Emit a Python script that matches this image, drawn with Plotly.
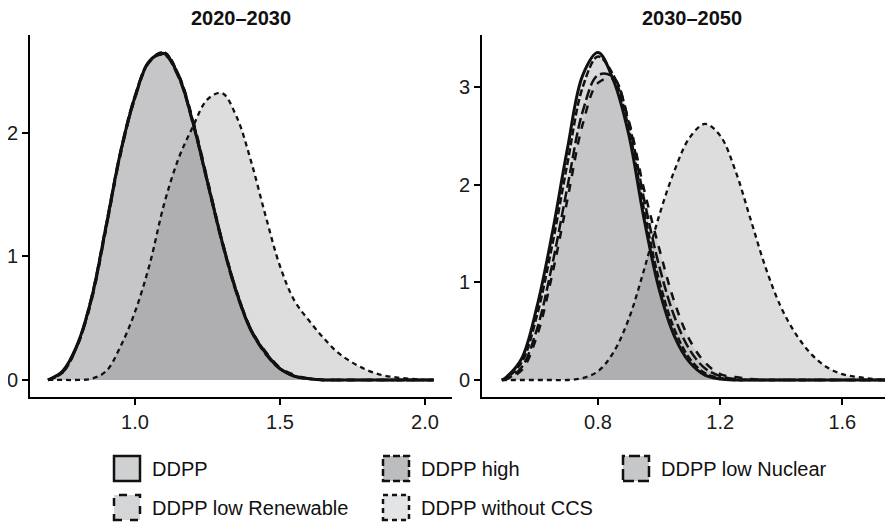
import plotly.graph_objects as go

# ---------------- data ----------------
panels = ["2020–2030", "2030–2050"]
series = ["DDPP", "DDPP high", "DDPP low Nuclear", "DDPP low Renewable", "DDPP without CCS"]

x_2020 = [0.70, 0.75, 0.80, 0.85, 0.90, 0.95, 1.00, 1.05, 1.10, 1.15, 1.20, 1.25, 1.30, 1.35,
          1.40, 1.45, 1.50, 1.55, 1.60, 1.65, 1.70, 1.75, 1.80, 1.85, 1.90, 1.95, 2.00, 2.03]
ddpp_2020 = [0, 0.07, 0.28, 0.66, 1.24, 1.84, 2.29, 2.58, 2.64, 2.46, 2.08, 1.60, 1.12, 0.71,
             0.40, 0.22, 0.09, 0.03, 0.01, 0, 0, 0, 0, 0, 0, 0, 0, 0]
high_2020 = [0, 0.06, 0.27, 0.65, 1.22, 1.83, 2.28, 2.58, 2.65, 2.47, 2.09, 1.61, 1.13, 0.72,
             0.41, 0.22, 0.09, 0.03, 0.01, 0, 0, 0, 0, 0, 0, 0, 0, 0]
nuclear_2020 = [0, 0.07, 0.28, 0.67, 1.25, 1.85, 2.30, 2.58, 2.63, 2.45, 2.07, 1.59, 1.11, 0.70,
                0.40, 0.21, 0.09, 0.03, 0.01, 0, 0, 0, 0, 0, 0, 0, 0, 0]
renew_2020 = [0, 0.06, 0.27, 0.64, 1.22, 1.82, 2.28, 2.57, 2.64, 2.47, 2.10, 1.62, 1.13, 0.72,
              0.41, 0.23, 0.10, 0.04, 0.01, 0, 0, 0, 0, 0, 0, 0, 0, 0]
noccs_2020 = [0, 0, 0, 0.01, 0.07, 0.27, 0.55, 0.93, 1.42, 1.79, 2.05, 2.27, 2.32, 2.13,
              1.77, 1.33, 0.92, 0.64, 0.48, 0.34, 0.22, 0.14, 0.08, 0.04, 0.02, 0.01, 0, 0]

x_2050 = [0.485, 0.50, 0.55, 0.60, 0.65, 0.70, 0.75, 0.80, 0.85, 0.90, 0.95, 1.00, 1.05, 1.10,
          1.15, 1.20, 1.25, 1.30, 1.35, 1.40, 1.45, 1.50, 1.55, 1.60, 1.65, 1.70, 1.74]
ddpp_2050 = [0, 0.03, 0.22, 0.75, 1.50, 2.37, 3.12, 3.35, 3.07, 2.52, 1.66, 0.93, 0.45, 0.18,
             0.05, 0.01, 0, 0, 0, 0, 0, 0, 0, 0, 0, 0, 0]
high_2050 = [0, 0.02, 0.18, 0.66, 1.38, 2.22, 3.00, 3.31, 3.12, 2.58, 1.75, 1.02, 0.52, 0.22,
             0.07, 0.02, 0, 0, 0, 0, 0, 0, 0, 0, 0, 0, 0]
nuclear_2050 = [0, 0.01, 0.13, 0.52, 1.18, 1.98, 2.75, 3.12, 3.10, 2.64, 1.86, 1.17, 0.65, 0.31,
                0.12, 0.04, 0.01, 0, 0, 0, 0, 0, 0, 0, 0, 0, 0]
renew_2050 = [0, 0.01, 0.10, 0.45, 1.08, 1.85, 2.62, 3.04, 3.08, 2.66, 1.96, 1.35, 0.80, 0.41,
              0.18, 0.06, 0.03, 0.01, 0, 0, 0, 0, 0, 0, 0, 0, 0]
noccs_2050 = [0, 0, 0, 0, 0, 0, 0.02, 0.09, 0.28, 0.62, 1.12, 1.68, 2.14, 2.48,
              2.62, 2.50, 2.14, 1.64, 1.14, 0.74, 0.46, 0.26, 0.13, 0.06, 0.03, 0.01, 0]

x_ticks_2020 = [1.0, 1.5, 2.0]
x_ticks_2050 = [0.8, 1.2, 1.6]
y_ticks_2020 = [0, 1, 2]
y_ticks_2050 = [0, 1, 2, 3]

# ---------------- styles ----------------
W, H = 893, 527
OFF = 8  # the page body margin shifts the figure by 8px; positions below are screen pixels
FONT = "Liberation Sans, Arial, Helvetica, sans-serif"
dashes = {"DDPP": "solid", "DDPP high": "7px,3px", "DDPP low Nuclear": "11px,4px",
          "DDPP low Renewable": "8px,8px", "DDPP without CCS": "5px,4px"}
widths = {"DDPP": 3, "DDPP high": 2.5, "DDPP low Nuclear": 2.5,
          "DDPP low Renewable": 2.5, "DDPP without CCS": 2.3}
fills = {"DDPP": "rgba(160,162,166,0.2)", "DDPP high": "rgba(160,162,166,0.2)",
         "DDPP low Nuclear": "rgba(160,162,166,0.2)", "DDPP low Renewable": "rgba(160,162,166,0.2)",
         "DDPP without CCS": "rgba(85,86,90,0.2)"}
swatch = {"DDPP": "#cfd0d1", "DDPP high": "#bcbdbf", "DDPP low Nuclear": "#c6c7c9",
          "DDPP low Renewable": "#d4d5d6", "DDPP without CCS": "#e3e4e5"}

fig = go.Figure()
data_sets = [
    ("x", "y", x_2020, [ddpp_2020, high_2020, nuclear_2020, renew_2020, noccs_2020]),
    ("x2", "y2", x_2050, [ddpp_2050, high_2050, nuclear_2050, renew_2050, noccs_2050]),
]
for xa, ya, xs, ys_list in data_sets:
    # fills first
    for name, ys in zip(series, ys_list):
        fig.add_trace(go.Scatter(
            x=xs, y=ys, xaxis=xa, yaxis=ya, mode="lines", name=name, showlegend=False,
            fill="tozeroy", fillcolor=fills[name],
            line=dict(color="rgba(0,0,0,0)", width=0, shape="spline", smoothing=1.0),
            hoverinfo="skip"))
    # outlines on top
    for name, ys in zip(series, ys_list):
        fig.add_trace(go.Scatter(
            x=xs, y=ys, xaxis=xa, yaxis=ya, mode="lines", name=name, showlegend=False,
            line=dict(color="#111111", width=widths[name], dash=dashes[name],
                      shape="spline", smoothing=1.0),
            hoverinfo="skip"))

def px_x(p):
    return (p - OFF) / W

def px_y(p):
    return 1 - (p - OFF) / H

y_dom = [px_y(397), px_y(35)]
axis_common = dict(showline=True, linecolor="black", linewidth=2, ticks="outside",
                   ticklen=6, tickwidth=2, tickcolor="black", showgrid=False,
                   zeroline=False, tickfont=dict(family=FONT, size=20, color="#1a1a1a"))

fig.update_layout(
    width=W, height=H, margin=dict(l=0, r=0, t=0, b=0),
    plot_bgcolor="white", paper_bgcolor="white",
    xaxis=dict(domain=[px_x(30), px_x(452)], range=[0.638, 2.093], tickvals=x_ticks_2020,
               ticktext=["%.1f" % v for v in x_ticks_2020], anchor="y", **axis_common),
    yaxis=dict(domain=y_dom, range=[-0.138, 2.79], tickvals=y_ticks_2020, anchor="x",
               **axis_common),
    xaxis2=dict(domain=[px_x(482), px_x(893)], range=[0.42, 1.766], tickvals=x_ticks_2050,
                ticktext=["%.1f" % v for v in x_ticks_2050], anchor="y2", **axis_common),
    yaxis2=dict(domain=y_dom, range=[-0.174, 3.53], tickvals=y_ticks_2050, anchor="x2",
                **axis_common),
)

# panel titles
for txt, cx in zip(panels, [241, 692]):
    fig.add_annotation(x=px_x(cx), y=px_y(18), xref="paper", yref="paper", text="<b>%s</b>" % txt,
                       showarrow=False, font=dict(family=FONT, size=20, color="#111111"),
                       xanchor="center", yanchor="middle")

# custom legend (keys are boxes outlined in each line style)
leg_cols = [114, 383, 623]
leg_rows = [456, 495]
key_w, key_h = 26, 25
for i, name in enumerate(series):
    r, c = divmod(i, 3)
    x0 = leg_cols[c]
    y0 = leg_rows[r]
    fig.add_shape(type="rect", xref="paper", yref="paper",
                  x0=px_x(x0), x1=px_x(x0 + key_w), y0=px_y(y0 + key_h), y1=px_y(y0),
                  fillcolor=swatch[name],
                  line=dict(color="#111111", width=2.5, dash=dashes[name]))
    fig.add_annotation(x=px_x(x0 + 36), y=px_y(y0 + key_h / 2), xref="paper", yref="paper",
                       text=name, showarrow=False, xanchor="left", yanchor="middle",
                       font=dict(family=FONT, size=20, color="#111111"))

fig.write_html("out.html")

.....

== Required task ==
Begin at the first line of the material and copy each line exactly through the one containing "import plotly.graph_objects as go". Omit pictures.

== Task response ==
Emit a Python script that matches this image, drawn with Plotly.
import plotly.graph_objects as go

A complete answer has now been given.